Mr. Sherman, Nashua Teachers’ Union President ,

Rep. Murotake has forwarded your NHDOE letter to the House Education Committee saying that it is “germane to your consideration of HB1432…,” a bill that would suspend all annual assessments of any kind in New Hampshire.  I have several questions about your letter.

First, did you intend – or anticipate – that your letter would be used politically in support of HB 1432?  And did you know that HB 1432 would violate federal law, risk $116 million in federal funding for New Hampshire and violate the State’s No Child Left Behind waiver agreement, putting Nashua and the rest of New Hampshire back under NCLB and AYP ratings?

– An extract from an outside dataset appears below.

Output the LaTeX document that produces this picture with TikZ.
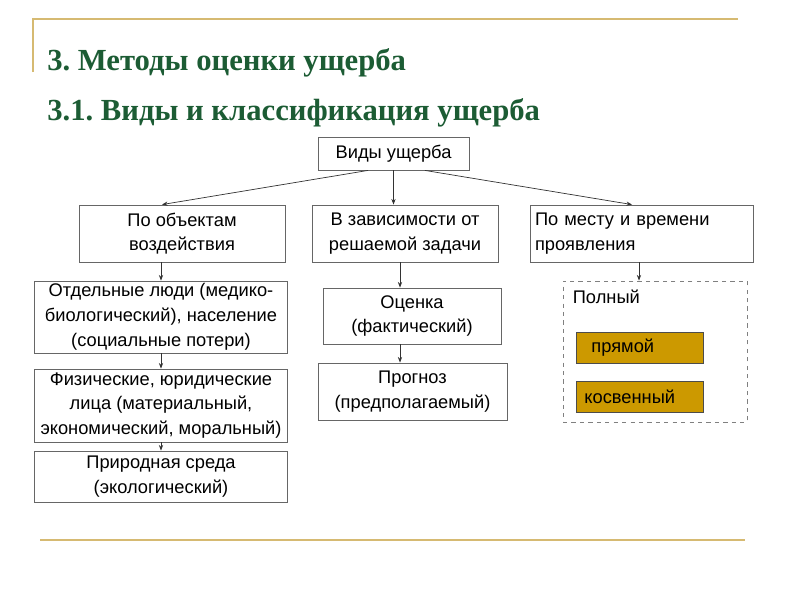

Second, Superintendent Conrad has told the Nashua Board of Education that the district has the bandwidth and technology necessary needed for the test.  You say that’s not true.  You even assert that your computer monitors are too small, although the Smarter Balanced test requires just a 10 inch monitor. Can you provide any evidence at all for your various assertions that Nashua will not be technologically prepared for the Smarter Balanced test a year from now?

You go on to complain about the 12 week testing window.  Which schools will need to use the full 12 week window?  What testing window do you anticipate that most schools will use?  And, most importantly, do you think that the variability introduced by the 12 week window should be a significant factor in deciding whether to proceed with Smarter Balanced?

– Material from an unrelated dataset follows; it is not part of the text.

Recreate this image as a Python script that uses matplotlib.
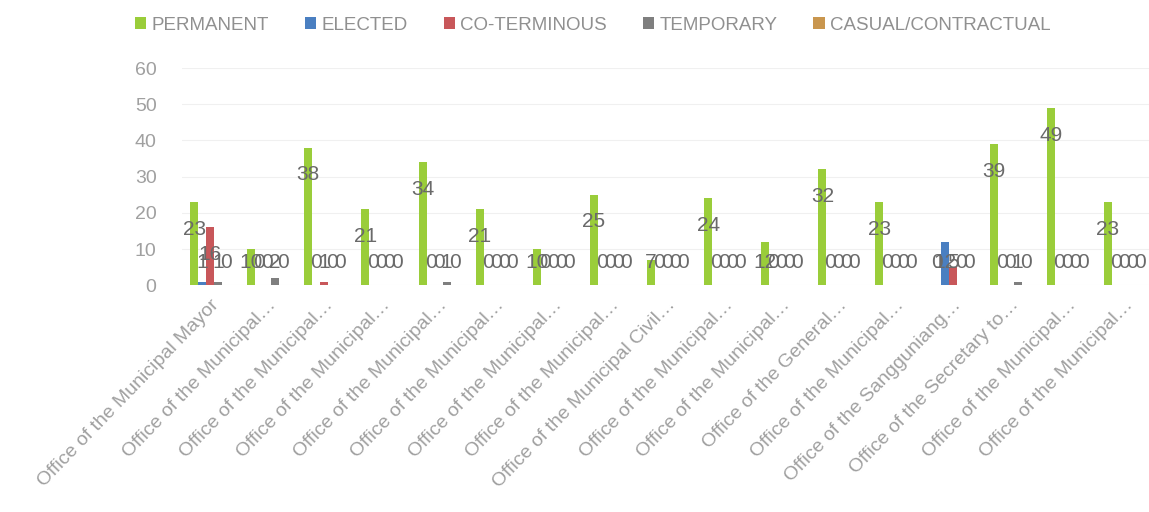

Then you say that the test items are not developmentally appropriate, that they are “aggressively punitive, age inappropriate and impersonal in nature to the student.”  That’s hard to square with how the test has been developed.  According to Joe Wilhoft, executive director of the Smarter Balanced Assessment Consortium, more than 2,000 educators have contributed to building Smarter Balanced. More than 500 teachers wrote and reviewed questions.  Researchers sat with students as they worked through various types of questions to see where students might get stuck.  Then hundreds of students have tried each question.

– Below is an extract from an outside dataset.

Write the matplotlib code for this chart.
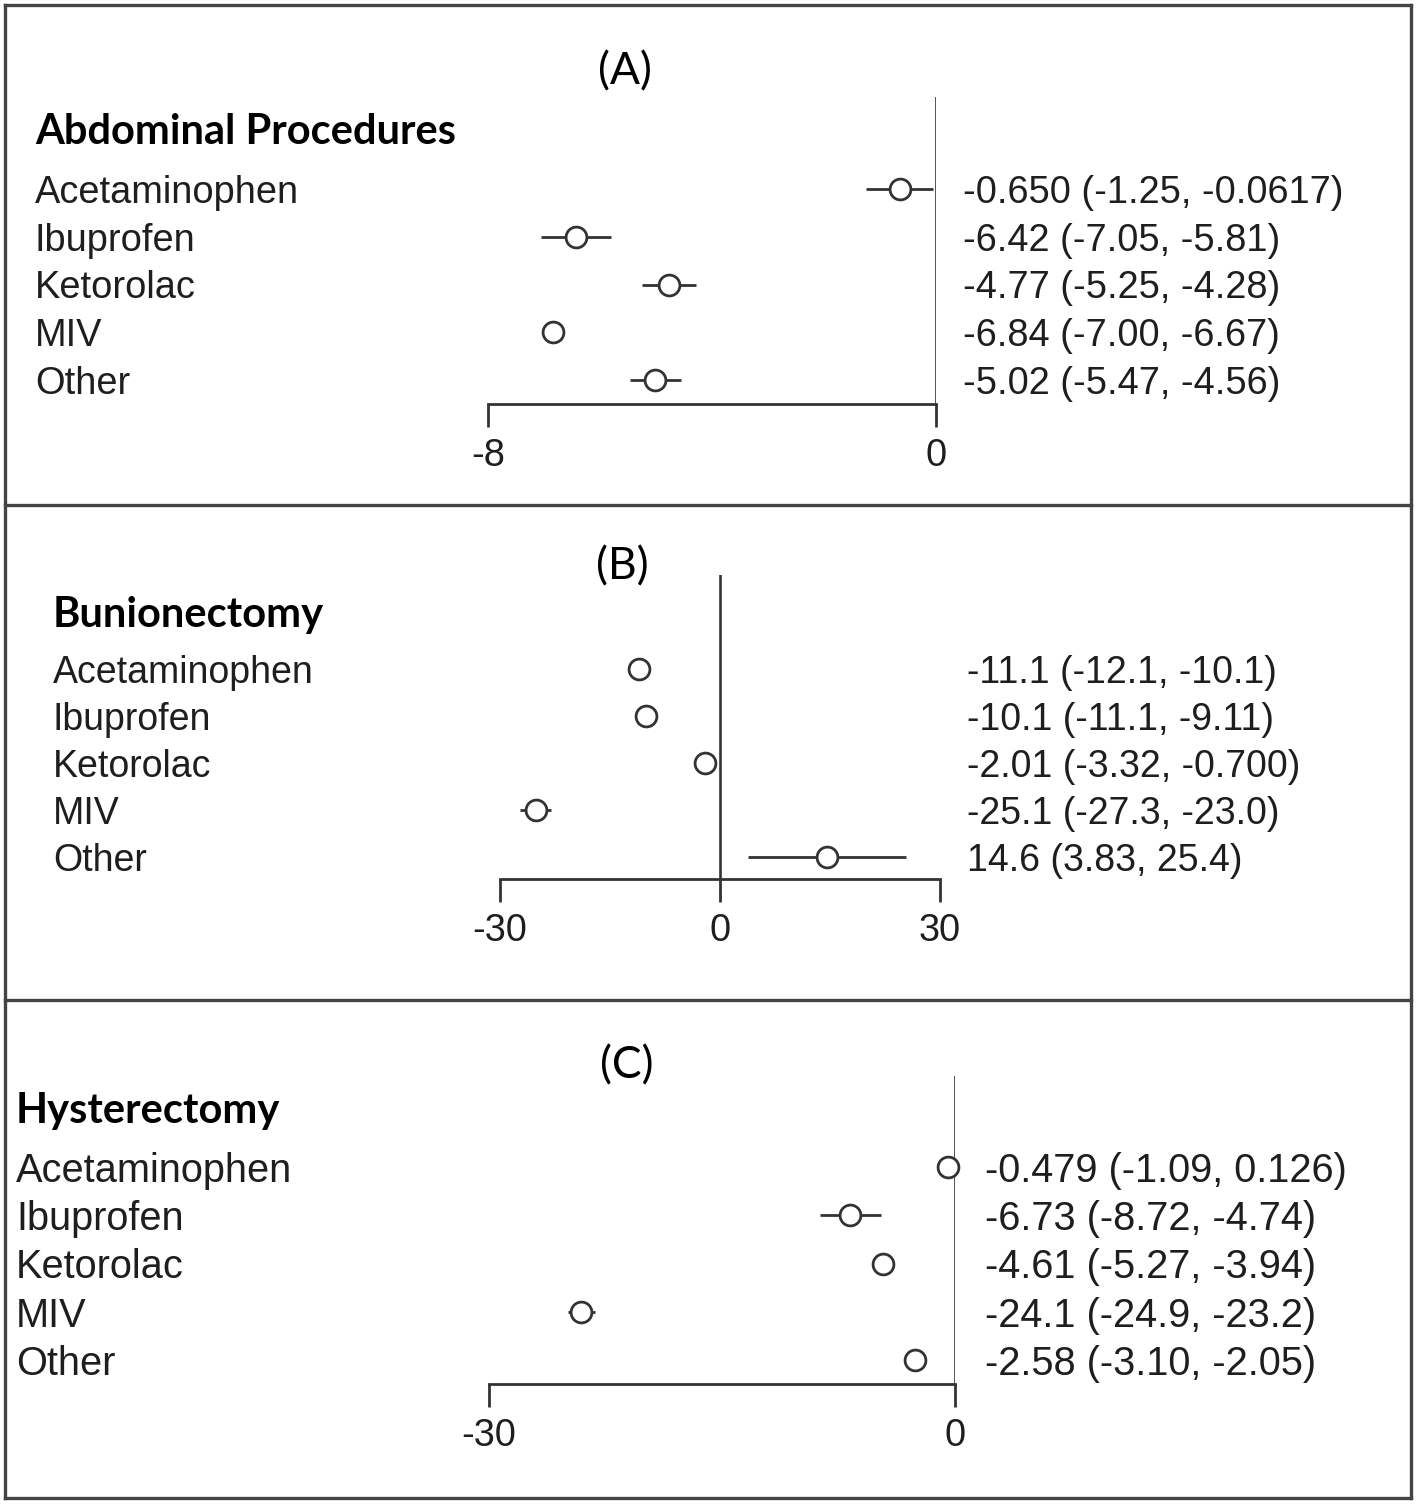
import matplotlib
matplotlib.use("Agg")
import matplotlib.pyplot as plt
from matplotlib.lines import Line2D

# data: estimate (lower, upper) per drug, per procedure
drugs = ["Acetaminophen", "Ibuprofen", "Ketorolac", "MIV", "Other"]

abd_est = [-0.650, -6.42, -4.77, -6.84, -5.02]
abd_lo = [-1.25, -7.05, -5.25, -7.00, -5.47]
abd_hi = [-0.0617, -5.81, -4.28, -6.67, -4.56]
abd_txt = ["-0.650 (-1.25, -0.0617)", "-6.42 (-7.05, -5.81)", "-4.77 (-5.25, -4.28)",
           "-6.84 (-7.00, -6.67)", "-5.02 (-5.47, -4.56)"]

bun_est = [-11.1, -10.1, -2.01, -25.1, 14.6]
bun_lo = [-12.1, -11.1, -3.32, -27.3, 3.83]
bun_hi = [-10.1, -9.11, -0.700, -23.0, 25.4]
bun_txt = ["-11.1 (-12.1, -10.1)", "-10.1 (-11.1, -9.11)", "-2.01 (-3.32, -0.700)",
           "-25.1 (-27.3, -23.0)", "14.6 (3.83, 25.4)"]

hys_est = [-0.479, -6.73, -4.61, -24.1, -2.58]
hys_lo = [-1.09, -8.72, -5.27, -24.9, -3.10]
hys_hi = [0.126, -4.74, -3.94, -23.2, -2.05]
hys_txt = ["-0.479 (-1.09, 0.126)", "-6.73 (-8.72, -4.74)", "-4.61 (-5.27, -3.94)",
           "-24.1 (-24.9, -23.2)", "-2.58 (-3.10, -2.05)"]

W, H = 1418, 1504
fig = plt.figure(figsize=(W / 100, H / 100), dpi=100)
fig.patch.set_facecolor("white")

ink = "#1e1e1e"
lcol = "#333333"
sans = ["Liberation Sans", "DejaVu Sans"]
cal = ["Lato", "DejaVu Sans"]


def fx(px):
    return px / W


def fy(py):
    return 1 - py / H


def panel(est, lo, hi, txt, header, tag, xlim, ticks, xpx, row0, dy,
          axis_py, zero_top, label_x, num_x, header_y, tag_x, tag_y, fs=27.4):
    ax = fig.add_axes([fx(xpx[0]), fy(axis_py), (xpx[1] - xpx[0]) / W,
                       (axis_py - zero_top) / H])
    ax.set_xlim(xlim)
    ax.set_ylim((axis_py - row0) / dy, (zero_top - row0) / dy)
    for s in ["top", "left", "right"]:
        ax.spines[s].set_visible(False)
    ax.spines["bottom"].set_bounds(xlim[0], xlim[1])
    ax.spines["bottom"].set_linewidth(2.0)
    ax.spines["bottom"].set_color(lcol)
    ax.set_yticks([])
    ax.set_xticks(ticks)
    ax.set_xticklabels([str(t) for t in ticks], family=sans, fontsize=27.4, color=ink)
    ax.tick_params(axis="x", length=16.5, width=2.0, color=lcol, pad=8)
    ax.patch.set_alpha(0)
    ax.axvline(0, color=lcol, lw=1.9)

    rows = list(range(len(drugs)))
    ax.hlines(rows, lo, hi, color=lcol, lw=2.0, clip_on=False)
    ax.plot(est, rows, "o", ms=15, mfc="white", mec=lcol, mew=2.0,
            clip_on=False, zorder=3)

    for i, name in enumerate(drugs):
        py = row0 + i * dy
        fig.text(fx(label_x), fy(py), name, family=sans, fontsize=fs,
                 color=ink, ha="left", va="center_baseline")
        fig.text(fx(num_x), fy(py), txt[i], family=sans, fontsize=fs,
                 color=ink, ha="left", va="center_baseline")
    fig.text(fx(label_x), fy(header_y), header, family=cal, fontsize=30,
             fontweight="bold", color="black", ha="left", va="center_baseline")
    fig.text(fx(tag_x), fy(tag_y), tag, family=cal, fontsize=32,
             color="black", ha="center", va="center_baseline")


panel(abd_est, abd_lo, abd_hi, abd_txt, "Abdominal Procedures", "(A)",
      (-8, 0), [-8, 0], (488, 936), 189, 47.75, 404, 97, 35, 963, 128, 625, 68)
panel(bun_est, bun_lo, bun_hi, bun_txt, "Bunionectomy", "(B)",
      (-30, 30), [-30, 0, 30], (500, 940), 669, 47, 879, 575, 53, 967, 611, 622, 563,
      fs=27)
panel(hys_est, hys_lo, hys_hi, hys_txt, "Hysterectomy", "(C)",
      (-30, 0), [-30, 0], (489, 955), 1167, 48.25, 1384, 1076, 16, 985, 1108, 627, 1062,
      fs=28.6)

# panel frames
bc = "#444444"
for py in [5, 505, 1000, 1498]:
    fig.add_artist(Line2D([fx(5), fx(1411)], [fy(py), fy(py)], color=bc, lw=2.4))
for px in [5, 1411]:
    fig.add_artist(Line2D([fx(px), fx(px)], [fy(5), fy(1498)], color=bc, lw=2.4))

fig.savefig("out.png", dpi=100)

So far, I’ve seen only anonymous quotes from Nashua teachers objecting to the test, but I would very much like to talk with them myself.  Because the educators I’ve talked with all over New Hampshire disagree with you about the quality of the test:

  • Look at what the Sanborn teachers said after taking the same test.
  • And Melissa Keenan, assistant superintendent at White Mountains Regional School District, testified that “While, of course, we are nervous about being prepared and doing well, our teachers are excited about a number of features associated with Smarter Balanced.” Then she goes on to list some of the benefits of the new test.
  • As Lisa Witte, director of curriculum, instruction, and assessment at SAU 34, testified, “Test anxiety is very real…However, it is inaccurate to arbitrarily attribute them specifically to the Common Core or any single assessment….The adaptive nature of the Smarter Balanced Assessment – presenting questions of varying levels to students in response to incorrect or correct answers on previous questions – will reduce anxiety, boost confidence, and have the added benefit of providing a better picture of ‘where students are’ for teachers to use in planning future instruction.”
  • Dr. Elaine Arbour, assistant superintendent in Claremont, testified that, in her region of the state, “Curriculum Administrators and teachers believe that the increased rigor is a positive development that will support our students’ readiness to compete in a global economy.”
  • Dr. Mark V. Joyce, executive director of the New Hampshire School Administrators Association, testified, “I would certainly agree that [the new tests] are more challenging than some prior local standards but if we expect our students to improve in their overall achievement – whether in comparison to another state or country – it is only logical that we need to teach more rigorous lessons.”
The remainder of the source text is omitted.